Couacs et contradictions

Les ministres révérencieux en arrière-plan est une image qui exprime, avec force, la solidarité de l’équipe gouvernementale, la discipline de ses membres et surtout leur obéissance au chef.  Mais l’absence de certains membres dont le ministre des Affaires sociales, Mohamed Trabelsi et le ministre de l’Agriculture Samir Taieb relativise l’image de la cohésion. D’autres aspects viennent entacher cette opération de communication. Avoir copié le coup du premier ministre avec les membres du gouvernement en background par exemple. L’émission « Des paroles et des actes » sur France 2 l’a déjà fait avec Manuel Valls et son équipe ministérielle en septembre 2015, à la différence que les ministres français n’étaient pas écrasés par une lumière tamisée qui les anonymise.

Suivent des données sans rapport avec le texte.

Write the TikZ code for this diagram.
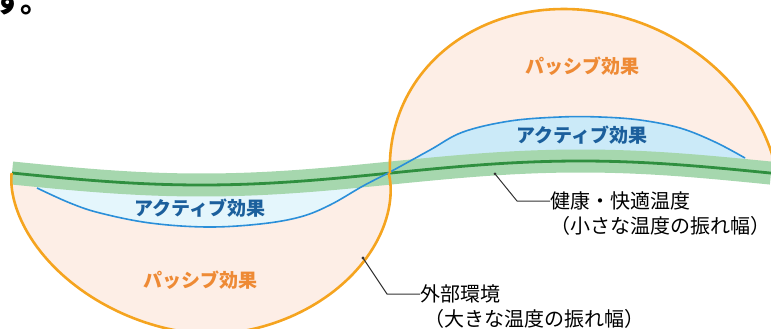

Un tel événement en présence de tous les membres du gouvernement devait avoir lieu sur une chaîne du service public et non pas sur une chaîne tv privée. Dans une logique républicaine, le gouvernement devrait être plus soucieux de la compétitivité du service public plutôt que celle de ses concurrents. D’autant plus que Cactus Prod, dont les studios ont accueilli l’interview, est une entreprise privée confisquée par l’Etat mais exclusivement exploitée par des boites privées. La plus importante d’entre elles est Eight Productions de Sami Fehri, encore poursuivi par l’Etablissement de la Télévision Tunisienne pour près de 25 millions de dinars.

Tous ces aspects sont en contradiction avec l’image que Youssef Chahed a tenté de renvoyer. Il voulait donner l’image d’un créatif. Or, son plagiat est manifeste. Il voulait montrer solidarité et discipline gouvernementale. Or, des membres de son équipe sont absents. Il voulait envoyer des messages rassurants aux citoyens soucieux de la perte des acquis sociaux et du retrait économique de l’Etat. Or, il choisit le secteur privé plutôt que le service public.